### DATA SUPPLIED
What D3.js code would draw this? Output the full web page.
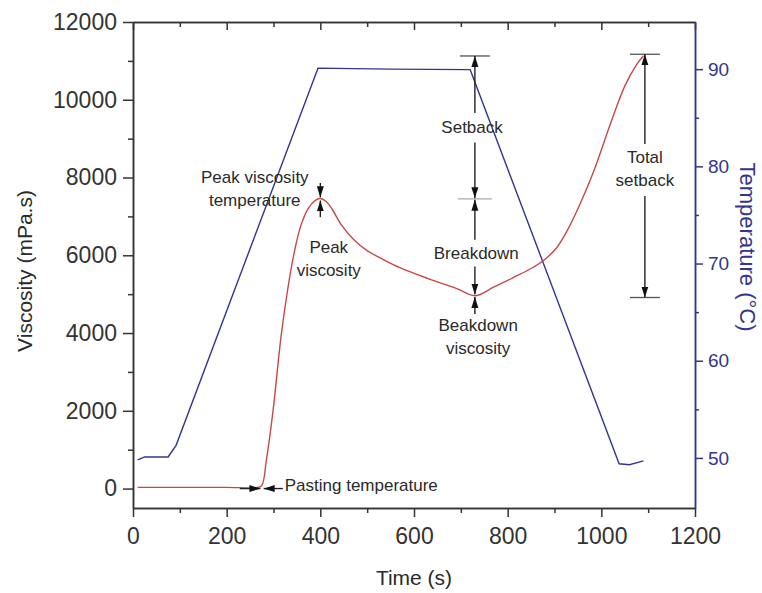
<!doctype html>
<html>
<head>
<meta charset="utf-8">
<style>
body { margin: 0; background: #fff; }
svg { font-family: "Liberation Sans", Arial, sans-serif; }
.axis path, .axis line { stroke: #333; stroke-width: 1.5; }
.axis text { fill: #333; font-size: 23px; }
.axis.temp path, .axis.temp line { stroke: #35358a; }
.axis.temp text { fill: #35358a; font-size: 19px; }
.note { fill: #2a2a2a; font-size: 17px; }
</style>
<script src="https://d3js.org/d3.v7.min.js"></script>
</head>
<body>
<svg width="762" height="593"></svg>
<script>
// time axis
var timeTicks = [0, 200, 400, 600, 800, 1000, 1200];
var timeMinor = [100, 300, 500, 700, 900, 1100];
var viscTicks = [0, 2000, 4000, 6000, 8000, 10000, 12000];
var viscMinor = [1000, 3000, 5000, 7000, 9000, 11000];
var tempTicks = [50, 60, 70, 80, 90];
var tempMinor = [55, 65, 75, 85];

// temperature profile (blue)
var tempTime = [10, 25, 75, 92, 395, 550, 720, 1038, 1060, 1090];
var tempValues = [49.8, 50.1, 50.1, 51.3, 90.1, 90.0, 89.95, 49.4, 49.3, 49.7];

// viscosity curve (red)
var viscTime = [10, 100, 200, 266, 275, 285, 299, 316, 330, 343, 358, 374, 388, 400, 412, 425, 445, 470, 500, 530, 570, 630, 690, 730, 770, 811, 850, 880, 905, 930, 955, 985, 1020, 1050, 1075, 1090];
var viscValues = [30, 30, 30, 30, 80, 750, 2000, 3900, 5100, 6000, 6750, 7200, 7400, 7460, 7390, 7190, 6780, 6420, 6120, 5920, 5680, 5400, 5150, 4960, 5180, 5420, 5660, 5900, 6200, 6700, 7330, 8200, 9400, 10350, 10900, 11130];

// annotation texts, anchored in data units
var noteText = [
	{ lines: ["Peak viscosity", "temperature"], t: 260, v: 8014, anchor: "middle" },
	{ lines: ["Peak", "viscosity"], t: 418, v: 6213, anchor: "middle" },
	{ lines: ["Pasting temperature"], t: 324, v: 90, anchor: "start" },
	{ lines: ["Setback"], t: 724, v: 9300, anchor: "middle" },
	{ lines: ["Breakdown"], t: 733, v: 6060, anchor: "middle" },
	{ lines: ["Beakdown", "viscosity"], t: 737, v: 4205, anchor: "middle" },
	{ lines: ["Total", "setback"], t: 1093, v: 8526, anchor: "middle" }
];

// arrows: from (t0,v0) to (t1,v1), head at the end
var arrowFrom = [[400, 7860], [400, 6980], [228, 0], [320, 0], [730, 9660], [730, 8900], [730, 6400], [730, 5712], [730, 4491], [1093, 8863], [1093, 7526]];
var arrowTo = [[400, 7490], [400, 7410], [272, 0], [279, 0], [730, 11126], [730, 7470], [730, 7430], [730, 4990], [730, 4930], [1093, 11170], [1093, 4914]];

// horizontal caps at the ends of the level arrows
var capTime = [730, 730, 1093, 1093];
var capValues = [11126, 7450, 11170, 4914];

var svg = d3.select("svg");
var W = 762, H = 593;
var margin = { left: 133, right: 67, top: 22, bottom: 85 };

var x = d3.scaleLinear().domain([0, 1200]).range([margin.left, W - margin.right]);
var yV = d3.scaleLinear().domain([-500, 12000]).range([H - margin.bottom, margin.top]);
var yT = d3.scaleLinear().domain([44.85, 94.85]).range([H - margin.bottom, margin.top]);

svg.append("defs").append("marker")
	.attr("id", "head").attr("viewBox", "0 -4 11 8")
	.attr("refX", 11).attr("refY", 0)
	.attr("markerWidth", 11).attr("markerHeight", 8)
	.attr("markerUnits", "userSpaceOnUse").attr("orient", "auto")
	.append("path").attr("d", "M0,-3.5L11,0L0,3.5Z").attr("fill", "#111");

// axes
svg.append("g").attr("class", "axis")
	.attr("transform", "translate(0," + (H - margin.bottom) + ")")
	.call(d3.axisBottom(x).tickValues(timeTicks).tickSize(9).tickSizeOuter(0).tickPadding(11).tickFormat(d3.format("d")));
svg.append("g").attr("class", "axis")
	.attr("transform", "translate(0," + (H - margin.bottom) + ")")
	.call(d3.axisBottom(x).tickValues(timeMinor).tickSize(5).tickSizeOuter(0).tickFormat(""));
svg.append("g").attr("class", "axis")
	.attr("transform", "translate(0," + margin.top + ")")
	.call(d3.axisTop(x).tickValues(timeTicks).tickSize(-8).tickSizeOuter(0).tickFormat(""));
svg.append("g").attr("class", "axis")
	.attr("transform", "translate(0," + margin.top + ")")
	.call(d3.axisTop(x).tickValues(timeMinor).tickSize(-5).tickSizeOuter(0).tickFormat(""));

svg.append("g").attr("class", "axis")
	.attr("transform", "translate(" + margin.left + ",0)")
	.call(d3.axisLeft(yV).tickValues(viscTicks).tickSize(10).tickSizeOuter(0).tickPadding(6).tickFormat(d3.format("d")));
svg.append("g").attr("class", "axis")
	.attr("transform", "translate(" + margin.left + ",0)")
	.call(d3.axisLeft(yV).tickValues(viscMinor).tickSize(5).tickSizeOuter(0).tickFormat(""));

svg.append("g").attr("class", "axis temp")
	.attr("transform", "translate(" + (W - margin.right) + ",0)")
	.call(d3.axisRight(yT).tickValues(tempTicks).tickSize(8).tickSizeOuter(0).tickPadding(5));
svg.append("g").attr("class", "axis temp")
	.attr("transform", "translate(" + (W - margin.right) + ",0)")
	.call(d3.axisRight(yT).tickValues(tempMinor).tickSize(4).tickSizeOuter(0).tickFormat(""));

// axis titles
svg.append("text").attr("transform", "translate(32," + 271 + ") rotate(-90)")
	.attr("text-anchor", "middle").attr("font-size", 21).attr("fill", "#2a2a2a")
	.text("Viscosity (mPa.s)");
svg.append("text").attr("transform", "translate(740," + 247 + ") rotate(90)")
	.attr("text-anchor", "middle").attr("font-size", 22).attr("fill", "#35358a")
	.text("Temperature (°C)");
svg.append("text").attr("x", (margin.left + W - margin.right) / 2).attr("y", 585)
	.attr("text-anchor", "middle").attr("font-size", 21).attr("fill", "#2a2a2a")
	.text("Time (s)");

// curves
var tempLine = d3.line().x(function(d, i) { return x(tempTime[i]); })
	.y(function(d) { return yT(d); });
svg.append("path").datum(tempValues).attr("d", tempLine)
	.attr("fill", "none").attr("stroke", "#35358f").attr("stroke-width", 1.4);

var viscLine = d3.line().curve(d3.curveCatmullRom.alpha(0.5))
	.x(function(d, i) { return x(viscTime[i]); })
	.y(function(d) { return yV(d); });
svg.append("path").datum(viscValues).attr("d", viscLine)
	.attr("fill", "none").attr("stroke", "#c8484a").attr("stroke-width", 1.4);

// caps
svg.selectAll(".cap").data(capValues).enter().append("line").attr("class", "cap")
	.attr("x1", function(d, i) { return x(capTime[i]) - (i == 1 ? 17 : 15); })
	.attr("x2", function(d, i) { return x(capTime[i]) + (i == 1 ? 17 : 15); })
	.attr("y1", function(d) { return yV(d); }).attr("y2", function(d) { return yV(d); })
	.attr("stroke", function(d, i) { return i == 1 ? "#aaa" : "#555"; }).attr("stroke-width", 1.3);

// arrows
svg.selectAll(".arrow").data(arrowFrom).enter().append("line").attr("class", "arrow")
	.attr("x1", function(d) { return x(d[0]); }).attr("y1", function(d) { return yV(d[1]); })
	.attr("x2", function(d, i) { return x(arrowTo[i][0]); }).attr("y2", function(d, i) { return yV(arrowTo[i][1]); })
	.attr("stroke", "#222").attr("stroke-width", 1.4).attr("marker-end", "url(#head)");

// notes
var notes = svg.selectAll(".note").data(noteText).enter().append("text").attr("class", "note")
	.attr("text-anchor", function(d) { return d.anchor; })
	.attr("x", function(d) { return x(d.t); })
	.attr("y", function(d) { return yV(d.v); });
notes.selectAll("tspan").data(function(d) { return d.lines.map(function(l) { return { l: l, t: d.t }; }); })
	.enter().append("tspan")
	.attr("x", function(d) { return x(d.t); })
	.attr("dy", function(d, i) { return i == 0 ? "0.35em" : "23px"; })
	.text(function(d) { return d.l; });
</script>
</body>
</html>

* * *

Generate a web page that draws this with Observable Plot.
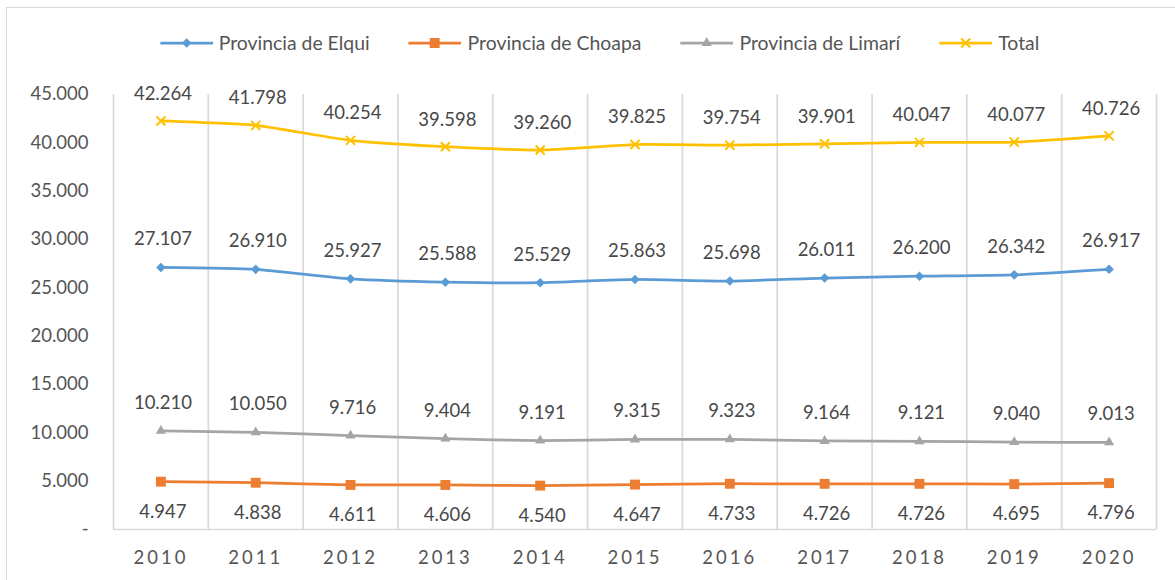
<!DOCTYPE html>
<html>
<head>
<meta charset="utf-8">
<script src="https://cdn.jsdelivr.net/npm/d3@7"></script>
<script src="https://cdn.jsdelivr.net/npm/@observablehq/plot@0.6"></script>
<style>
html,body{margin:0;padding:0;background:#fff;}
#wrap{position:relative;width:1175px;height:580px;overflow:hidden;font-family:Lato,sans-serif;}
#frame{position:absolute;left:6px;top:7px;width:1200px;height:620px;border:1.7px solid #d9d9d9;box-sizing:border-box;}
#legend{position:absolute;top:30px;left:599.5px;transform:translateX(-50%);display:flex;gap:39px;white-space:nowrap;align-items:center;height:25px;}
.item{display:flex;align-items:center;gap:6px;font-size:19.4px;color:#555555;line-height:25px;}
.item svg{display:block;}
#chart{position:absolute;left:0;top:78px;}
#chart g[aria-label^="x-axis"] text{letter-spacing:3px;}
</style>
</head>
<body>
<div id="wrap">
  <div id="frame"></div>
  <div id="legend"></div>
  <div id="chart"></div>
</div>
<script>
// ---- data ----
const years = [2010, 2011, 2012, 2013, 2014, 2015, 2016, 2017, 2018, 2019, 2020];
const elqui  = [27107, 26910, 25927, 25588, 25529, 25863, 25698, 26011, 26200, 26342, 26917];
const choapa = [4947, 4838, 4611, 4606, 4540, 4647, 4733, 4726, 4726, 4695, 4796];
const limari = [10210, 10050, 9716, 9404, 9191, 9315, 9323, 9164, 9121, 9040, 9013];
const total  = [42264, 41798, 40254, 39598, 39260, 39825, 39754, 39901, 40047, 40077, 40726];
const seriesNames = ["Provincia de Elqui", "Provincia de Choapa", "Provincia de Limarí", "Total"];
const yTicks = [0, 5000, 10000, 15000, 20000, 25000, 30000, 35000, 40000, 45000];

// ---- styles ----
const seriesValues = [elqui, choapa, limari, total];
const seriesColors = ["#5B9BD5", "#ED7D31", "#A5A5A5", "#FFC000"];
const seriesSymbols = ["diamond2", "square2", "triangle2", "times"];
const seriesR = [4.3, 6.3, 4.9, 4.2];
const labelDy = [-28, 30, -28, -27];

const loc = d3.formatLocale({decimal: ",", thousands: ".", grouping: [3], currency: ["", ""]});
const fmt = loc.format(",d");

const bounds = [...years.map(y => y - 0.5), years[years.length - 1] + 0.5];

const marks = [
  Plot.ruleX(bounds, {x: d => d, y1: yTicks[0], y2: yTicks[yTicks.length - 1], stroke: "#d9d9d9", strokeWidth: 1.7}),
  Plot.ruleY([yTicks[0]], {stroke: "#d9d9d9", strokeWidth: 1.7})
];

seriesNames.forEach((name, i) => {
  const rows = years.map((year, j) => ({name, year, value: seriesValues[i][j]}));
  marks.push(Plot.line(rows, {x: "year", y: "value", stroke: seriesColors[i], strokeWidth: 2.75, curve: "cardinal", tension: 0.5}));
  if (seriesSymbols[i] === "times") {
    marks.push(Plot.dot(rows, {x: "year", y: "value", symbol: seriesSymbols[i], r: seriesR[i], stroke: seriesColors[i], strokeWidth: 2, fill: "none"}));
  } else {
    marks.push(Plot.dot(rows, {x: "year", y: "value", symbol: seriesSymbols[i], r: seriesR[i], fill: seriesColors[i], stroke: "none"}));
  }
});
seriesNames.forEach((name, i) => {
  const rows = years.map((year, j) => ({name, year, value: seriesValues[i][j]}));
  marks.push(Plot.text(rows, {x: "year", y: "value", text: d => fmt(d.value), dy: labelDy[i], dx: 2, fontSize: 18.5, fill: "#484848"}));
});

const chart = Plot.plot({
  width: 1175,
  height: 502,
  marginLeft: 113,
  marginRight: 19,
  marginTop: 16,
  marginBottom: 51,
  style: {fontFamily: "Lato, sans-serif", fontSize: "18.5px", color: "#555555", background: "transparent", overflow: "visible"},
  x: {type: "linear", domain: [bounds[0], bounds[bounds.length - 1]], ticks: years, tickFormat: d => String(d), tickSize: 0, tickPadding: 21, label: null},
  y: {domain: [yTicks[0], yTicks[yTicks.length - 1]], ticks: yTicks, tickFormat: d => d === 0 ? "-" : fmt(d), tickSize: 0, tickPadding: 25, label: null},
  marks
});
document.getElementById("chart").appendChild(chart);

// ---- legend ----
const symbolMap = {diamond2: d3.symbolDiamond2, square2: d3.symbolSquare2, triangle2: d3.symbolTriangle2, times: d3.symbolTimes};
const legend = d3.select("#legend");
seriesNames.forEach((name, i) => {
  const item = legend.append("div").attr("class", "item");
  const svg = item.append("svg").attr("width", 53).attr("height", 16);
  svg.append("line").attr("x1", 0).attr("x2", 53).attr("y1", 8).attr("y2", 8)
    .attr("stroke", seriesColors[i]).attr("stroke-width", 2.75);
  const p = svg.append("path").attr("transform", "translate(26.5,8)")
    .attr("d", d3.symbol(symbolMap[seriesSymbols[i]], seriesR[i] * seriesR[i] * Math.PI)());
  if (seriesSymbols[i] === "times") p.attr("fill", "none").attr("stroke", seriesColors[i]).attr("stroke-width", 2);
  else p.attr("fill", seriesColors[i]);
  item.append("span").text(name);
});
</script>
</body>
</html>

### PROBLEM
Drop the images and output only the lines from the one that contains "What D3.js code" to the one that contains "10350, 10900, 11130];", both included.

### TASK OUTPUT
What D3.js code would draw this? Output the full web page.
<!doctype html>
<html>
<head>
<meta charset="utf-8">
<style>
body { margin: 0; background: #fff; }
svg { font-family: "Liberation Sans", Arial, sans-serif; }
.axis path, .axis line { stroke: #333; stroke-width: 1.5; }
.axis text { fill: #333; font-size: 23px; }
.axis.temp path, .axis.temp line { stroke: #35358a; }
.axis.temp text { fill: #35358a; font-size: 19px; }
.note { fill: #2a2a2a; font-size: 17px; }
</style>
<script src="https://d3js.org/d3.v7.min.js"></script>
</head>
<body>
<svg width="762" height="593"></svg>
<script>
// time axis
var timeTicks = [0, 200, 400, 600, 800, 1000, 1200];
var timeMinor = [100, 300, 500, 700, 900, 1100];
var viscTicks = [0, 2000, 4000, 6000, 8000, 10000, 12000];
var viscMinor = [1000, 3000, 5000, 7000, 9000, 11000];
var tempTicks = [50, 60, 70, 80, 90];
var tempMinor = [55, 65, 75, 85];

// temperature profile (blue)
var tempTime = [10, 25, 75, 92, 395, 550, 720, 1038, 1060, 1090];
var tempValues = [49.8, 50.1, 50.1, 51.3, 90.1, 90.0, 89.95, 49.4, 49.3, 49.7];

// viscosity curve (red)
var viscTime = [10, 100, 200, 266, 275, 285, 299, 316, 330, 343, 358, 374, 388, 400, 412, 425, 445, 470, 500, 530, 570, 630, 690, 730, 770, 811, 850, 880, 905, 930, 955, 985, 1020, 1050, 1075, 1090];
var viscValues = [30, 30, 30, 30, 80, 750, 2000, 3900, 5100, 6000, 6750, 7200, 7400, 7460, 7390, 7190, 6780, 6420, 6120, 5920, 5680, 5400, 5150, 4960, 5180, 5420, 5660, 5900, 6200, 6700, 7330, 8200, 9400, 10350, 10900, 11130];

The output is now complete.